Еще несколько дней боренья с самим собой, думы о правде жизни, о суровой правде его дела, в жертву которому раз и навсегда теперь будет принесена его личная жизнь. Его назначение — иное. И тогда поэт прощается со своей Кармен уже в стихах, отчаянно и решительно:
Была ты всех ярче, верней и прелестней,
Не кляни же меня, не кляни!
Мой поезд летит, как цыганская песня,
Как те невозвратные дни.
Он крепко обжегся, но реальная Кармен не для него, поэта. Невозможно сочетать счастье с тревогами жизни, с ее ужасами, с совестью, с трудом. Невозможно уклониться от пути, предназначенного Богом, судьбой, долгом. Дельмас еще будет гостить у поэта в его любимом Шахматово. По вечерам петь за старинным клавесином романсы, «Хованщину» и «Кармен». На склоне лет она вспоминала: «Он говорил, что художник и не может быть счастлив, что искусство там, где страдания. Я с этим никак не соглашалась, я любила все солнечное, светлое». Да, уровень духовности был разный. В Шахматово они много гуляют, говорят о том же, о взаимном непонимании. И тогда Блок решается на суровое и прямое письмо: «… ни Вы не поймете меня, ни я Вас — по-прежнему. А во мне происходит то, что требует понимания, но никогда, никогда не поймем друг друга мы, влюбленные друг в друга. Той недели, которую Вы провели в деревне, я никогда не забуду. Разойтись все труднее, а разойтись надо. Меня настоящего, во весь рост, Вы никогда не видели».
Бегство от жизни в соловьиный сад любви — не для поэта. Бог создал его таким. Наконец, Кармен что-то поняла:
Превратила все в шутку сначала,
Поняла — принялась укорять,
Головою красивой качала,
Стала слезы платком вытирать…
Подурнела, пошла, обернулась,
Воротилась, чего-то ждала,
Проклинала, спиной повернулась
И, должно быть, навеки ушла.
Еще не совсем ушла. Иногда все же встречались, потом и он получил от нее письмо «любящее и мудрое», каких не бывало еще. Когда Блок был призван на военную службу, писала туда, слала подарки. Уже после 1917 года, поддавшись воспоминаниям, он стал разбирать «ящик, где похоронена Л.А.Дельмас». И записал: «Боже мой, какое безумие, что все проходит, ничто не вечно. Сколько у меня было счастья с этой женщиной. Останется эта груда лепестков, всяких сухих цветов, роз, верб, ячменных колосьев, резеды». Иногда ночами все еще снилась, однажды плакала во сне.
О Кармен, мне печально и дивно,
Что приснился мне сон о тебе.
Но время было к ней великодушней: поэт обессмертил свою Кармен.

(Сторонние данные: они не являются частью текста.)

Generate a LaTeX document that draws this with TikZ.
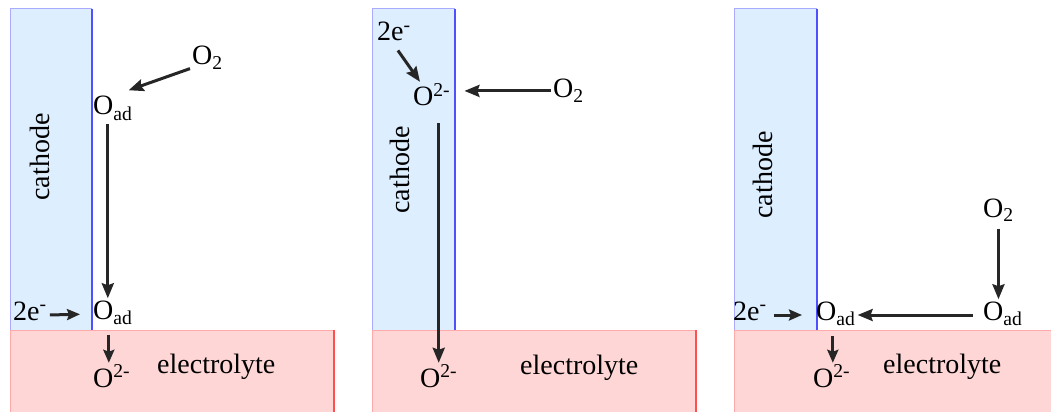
\documentclass[tikz,border=0pt]{standalone}
\usepackage{fontspec}
\setmainfont{Liberation Serif}
\usetikzlibrary{arrows.meta}
\definecolor{cathfill}{RGB}{221,238,255}
\definecolor{cathedge}{RGB}{170,170,255}
\definecolor{cathside}{RGB}{80,80,255}
\definecolor{elfill}{RGB}{255,214,214}
\definecolor{eledge}{RGB}{255,170,170}
\definecolor{elside}{RGB}{255,80,80}
\begin{document}
\begin{tikzpicture}[x=1pt,y=-1pt,
  txt/.style={inner sep=2pt, font=\fontsize{28}{30}\selectfont},
  lbl/.style={txt, anchor=base west},
  vlbl/.style={txt, rotate=90, anchor=center},
  arr/.style={line width=3pt, color=black!85, -{Stealth[length=15pt,width=12pt,inset=2pt]}},
  sarr/.style={line width=3pt, color=black!85, -{Stealth[length=13pt,width=11pt,inset=2pt]}},
  cathbody/.style={fill=cathfill},
  cathrim/.style={draw=cathedge, line width=1pt},
  cathface/.style={draw=cathside, line width=1.6pt},
  elbody/.style={fill=elfill},
  elrim/.style={draw=eledge, line width=1pt},
  elface/.style={draw=elside, line width=2pt}]
\useasboundingbox (0,0) rectangle (1051,414);

% ---------- panel 1 ----------
\fill[cathbody] (10,9) rectangle (92,330);
\draw[cathrim] (10,330) -- (10,9) -- (92,9);
\draw[cathface] (92,9) -- (92,330);
\fill[elbody] (10,330) rectangle (334,412);
\draw[elrim] (10,412) -- (10,330) -- (334,330);
\draw[elface] (334,330) -- (334,412);

\node[vlbl] (p1cat) at (40,157) {cathode};
\node[lbl] (p1o2) at (190,65) {O\textsubscript{2}};
\node[lbl] (p1oad1) at (91,115) {O\textsubscript{ad}};
\node[lbl] (p1oad2) at (91,319) {O\textsubscript{ad}};
\node[lbl] (p1e) at (11,320) {2e\textsuperscript{-}};
\node[lbl] (p1o2m) at (91,387) {O\textsuperscript{2-}};
\node[lbl] (p1el) at (155,373) {electrolyte};

\draw[arr] ([yshift=3pt]p1o2.south west) -- ([xshift=-6pt,yshift=4pt]p1oad1.north east);
\draw[arr, shorten <=2pt] ([xshift=-5pt]p1oad1.south) -- ([xshift=-5pt]p1oad2.north);
\draw[sarr, shorten <=1pt, shorten >=11pt] ([yshift=5pt]p1e.base east) -- ([yshift=5pt]p1oad2.base west);
\draw[sarr, shorten <=9pt] ([xshift=-4pt]p1oad2.south) -- ([xshift=-4pt]p1oad2.south |- p1o2m.north);

% ---------- panel 2 ----------
\fill[cathbody] (372,9) rectangle (455,330);
\draw[cathrim] (372,330) -- (372,9) -- (455,9);
\draw[cathface] (455,9) -- (455,330);
\fill[elbody] (372,330) rectangle (696,412);
\draw[elrim] (372,412) -- (372,330) -- (696,330);
\draw[elface] (696,330) -- (696,412);

\node[vlbl] (p2cat) at (400,170) {cathode};
\node[lbl] (p2e) at (375,41) {2e\textsuperscript{-}};
\node[lbl] (p2o2mt) at (411,106) {O\textsuperscript{2-}};
\node[lbl] (p2o2) at (551,98) {O\textsubscript{2}};
\node[lbl] (p2o2mb) at (418,387) {O\textsuperscript{2-}};
\node[lbl] (p2el) at (518,374) {electrolyte};

\draw[arr, shorten >=12pt] (p2o2.west) -- (p2o2.west -| p2o2mt.east);
\draw[arr] ([xshift=4pt,yshift=-7pt]p2e.south) -- ([xshift=9pt]p2o2mt.north west);
\draw[arr, shorten <=15pt] (p2o2mb.north |- p2o2mt.south) -- (p2o2mb.north);

% ---------- panel 3 ----------
\fill[cathbody] (734,9) rectangle (817,330);
\draw[cathrim] (734,330) -- (734,9) -- (817,9);
\draw[cathface] (817,9) -- (817,330);
\fill[elbody] (734,330) rectangle (1051,412);
\draw[elrim] (734,412) -- (734,330) -- (1051,330);

\node[vlbl] (p3cat) at (763,175) {cathode};
\node[lbl] (p3o2) at (981,217) {O\textsubscript{2}};
\node[lbl] (p3oadr) at (981,320) {O\textsubscript{ad}};
\node[lbl] (p3oadl) at (814,320) {O\textsubscript{ad}};
\node[lbl] (p3e) at (731,320) {2e\textsuperscript{-}};
\node[lbl] (p3o2m) at (811,387) {O\textsuperscript{2-}};
\node[lbl] (p3el) at (881,373) {electrolyte};

\draw[arr, shorten <=5pt] (p3o2.south) -- (p3o2.south |- p3oadr.north);
\draw[arr] ([xshift=-8pt,yshift=5pt]p3oadr.base west) -- ([yshift=5pt]p3oadl.base east);
\draw[sarr, shorten <=5pt, shorten >=12pt] ([yshift=5pt]p3e.base east) -- ([yshift=5pt]p3oadl.base west);
\draw[sarr, shorten <=9pt] ([xshift=-3pt]p3oadl.south) -- ([xshift=-3pt]p3oadl.south |- p3o2m.north);
\end{tikzpicture}
\end{document}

Вскоре они стали просто добрыми знакомыми, хотя Любовь Александровна много раз проявляла заботу о Блоке, пыталась помочь сильно голодающему поэту. Он отвергал и это, хотя, разбирая в последний раз свой архив, все записные книжки о ней, оставил:
О да, любовь вольна, как птица.
Да, все равно — я твой!
Нам остались не просто стихи, а шедевры интимной лирики. И вот эти строки: «Она вся благоухает, золотой, червонный волос, из миллионов единственный, я ничего не чувствую, кроме ее губ и колен». Гениальный поэт надолго замолчал. Он вслушивался в гул революции, после которой «всем радость будет». Звал других вслушаться в ее музыку. А когда она безжалостно пронеслась по огромным сугробам разоренного города — все понял и отрекся от нее.
В первый же приезд в Петербург мы вдвоем с дочерью разыскали три дома: Пушкина, Достоевского, Блока. В комнатах на Офицерской улице долго стояли у посмертной маски поэта. Никогда и никого смерть так не изуродовала. Это ли златокудрый красавец Александр Блок?.. Какие же страшные муки изглодали прекрасное лицо? Обманула музыка революции? И жить, в ней и с ней, не захотел.